Advocates, victims’ families oppose destroying Robert Pickton evidence


Lorelei Williams decided not to attend the 2007 trial of notorious B.C. serial killer Robert Pickton, who was linked to the murder of her cousin Tanya Holyk, because she felt it would be too traumatizing.

More than 15 years later, she says families like hers are having those wounds reopened with news that the RCMP has applied for the destruction of an estimated 14,000 exhibits collected as part of the Pickton investigation.

“This information only gets dropped on us during Christmastime, which is already hard for the family members without their loved ones, especially the children, especially the mothers,” she said.

Family members and the advocacy group Justice for Girls said Monday the evidence police want destroyed could be used to convict other people or solve some of the dozens of unsolved cases of women who went missing from Vancouver’s Downtown Eastside.

Mounties say all relevant evidence has been retained and they can’t keep every piece of property indefinitely.

Sasha Reid, who runs a database of missing people and unsolved murders in Canada, said the Pickton case is not complete and if the evidence is destroyed police lose any chance of convicting other suspects connected to what happened on Pickton’s pig farm in Port Coquitlam, B.C.

“I’m concerned because advances in DNA analysis are growing every single day. You can’t say that there’s no evidentiary value,” she said.
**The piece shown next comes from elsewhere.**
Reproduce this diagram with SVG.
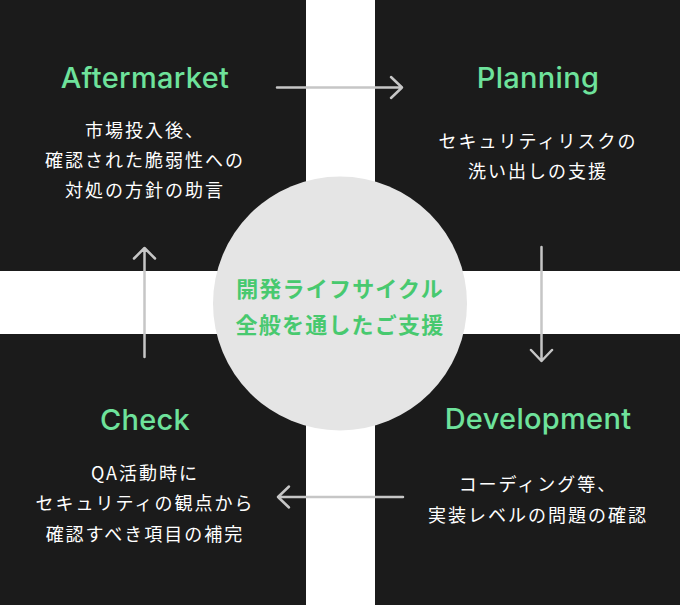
<svg xmlns="http://www.w3.org/2000/svg" width="680" height="605" viewBox="0 0 680 605">
<style>
.q{fill:#1b1b1b}
.t{font-family:Inter,"Noto Sans CJK JP",sans-serif;font-weight:500;font-size:29px;letter-spacing:0.3px;fill:#6ee29b;text-anchor:middle}
.b{font-family:"Noto Sans CJK JP",sans-serif;font-size:18px;letter-spacing:2px;fill:#ffffff;text-anchor:middle}
.c{font-family:"Noto Sans CJK JP",sans-serif;font-weight:700;font-size:22px;letter-spacing:1.2px;fill:#48c96f;text-anchor:middle}
.a{fill:none;stroke:#c6c6c6;stroke-width:2.5;stroke-linecap:round;stroke-linejoin:round}
</style>
<rect width="680" height="605" fill="#ffffff"/>
<g id="aftermarket">
<rect class="q" x="0" y="0" width="306" height="271"/>
<text class="t" x="145" y="88">Aftermarket</text>
<text class="b" x="145" y="137">市場投入後、</text>
<text class="b" x="145" y="167">確認された脆弱性への</text>
<text class="b" x="145" y="197">対処の方針の助言</text>
</g>
<g id="planning">
<rect class="q" x="375" y="0" width="305" height="271"/>
<text class="t" x="538" y="88">Planning</text>
<text class="b" x="538" y="148">セキュリティリスクの</text>
<text class="b" x="538" y="178">洗い出しの支援</text>
</g>
<g id="check">
<rect class="q" x="0" y="334" width="306" height="271"/>
<text class="t" x="145" y="430">Check</text>
<text class="b" x="145" y="480">QA活動時に</text>
<text class="b" x="145" y="510">セキュリティの観点から</text>
<text class="b" x="145" y="541">確認すべき項目の補完</text>
</g>
<g id="development">
<rect class="q" x="375" y="334" width="305" height="271"/>
<text class="t" x="538" y="429">Development</text>
<text class="b" x="538" y="491">コーディング等、</text>
<text class="b" x="538" y="522">実装レベルの問題の確認</text>
</g>
<g id="center">
<circle cx="340" cy="303.5" r="127" fill="#e5e5e5"/>
<text class="c" x="340" y="297">開発ライフサイクル</text>
<text class="c" x="340" y="333">全般を通したご支援</text>
</g>
<g id="connectors">
<path class="a" d="M277 87.5H402M391 77L402 87.5L391 98"/>
<path class="a" d="M541.5 247V361M531 350L541.5 361L552 350"/>
<path class="a" d="M403 497H278M289 486.5L278 497L289 507.5"/>
<path class="a" d="M144.5 357V248M134 258.5L144.5 248L155 258.5"/>
</g>
</svg>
“And beyond DNA analysis, there are other reasons for why that evidence has evidentiary value. How about the fact that this is an unsolved ongoing case, where there are very clear, very obvious, other suspects?”
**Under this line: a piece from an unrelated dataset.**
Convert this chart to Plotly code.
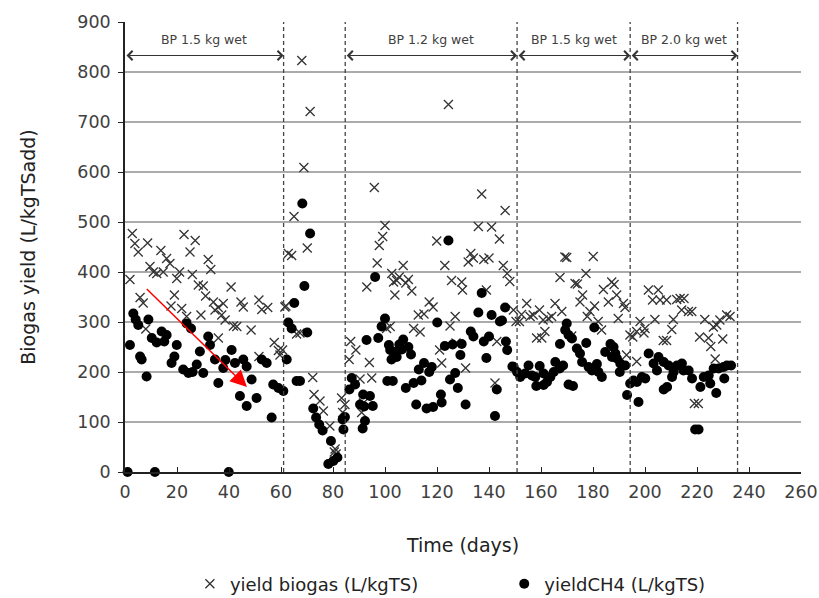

Pickton was found guilty in 2007 of second-degree murder and sentenced to life in prison without the chance of parole for 25 years in the deaths of six women.

When the Supreme Court of Canada upheld his sentence, first-degree murder charges involving 20 other women, including Holyk, were stayed because Pickton was already serving the maximum sentence.

The Supreme Court of Canada decision notes that Pickton’s statements to police “implied the involvement of others but not to the exclusion of the accused.”

Williams said if she had a chance to speak with RCMP Commissioner Mike Duheme she would ask him how he would react if the victims were members of his family.

“I don’t think they would destroy the evidence. They protect their own. You know, they don’t care about us,” she said.

RCMP spokesman Sgt. Kris Clark said in a statement that “all evidence is being preserved.”

“To put it simply, the RCMP is not authorized to retain property indefinitely and is making application to the court for disposition of that property. Ultimately, this process is required by law and is for the intended purpose of returning property to the rightful owners, where applicable, or for the disposal of items not claimed,” he said.

Clark said the Mounties “have been working closely with the victims’ families to return their loved ones’ belongings as well as local First Nations to ensure disposal is done in a culturally sensitive way.”

A letter endorsed by more than 40 organizations, academics and Indigenous groups was to the federal public safety minister, B.C.’s government and Duheme, asking them to “take immediate steps to preserve Pickton evidence.”

“This latest step by the RCMP symbolizes yet another failure for these families, for our communities and for Canada’s overall commitment to justice, human rights and dignity for stolen sisters, mothers, daughters, aunties and grandmothers,” the letter says.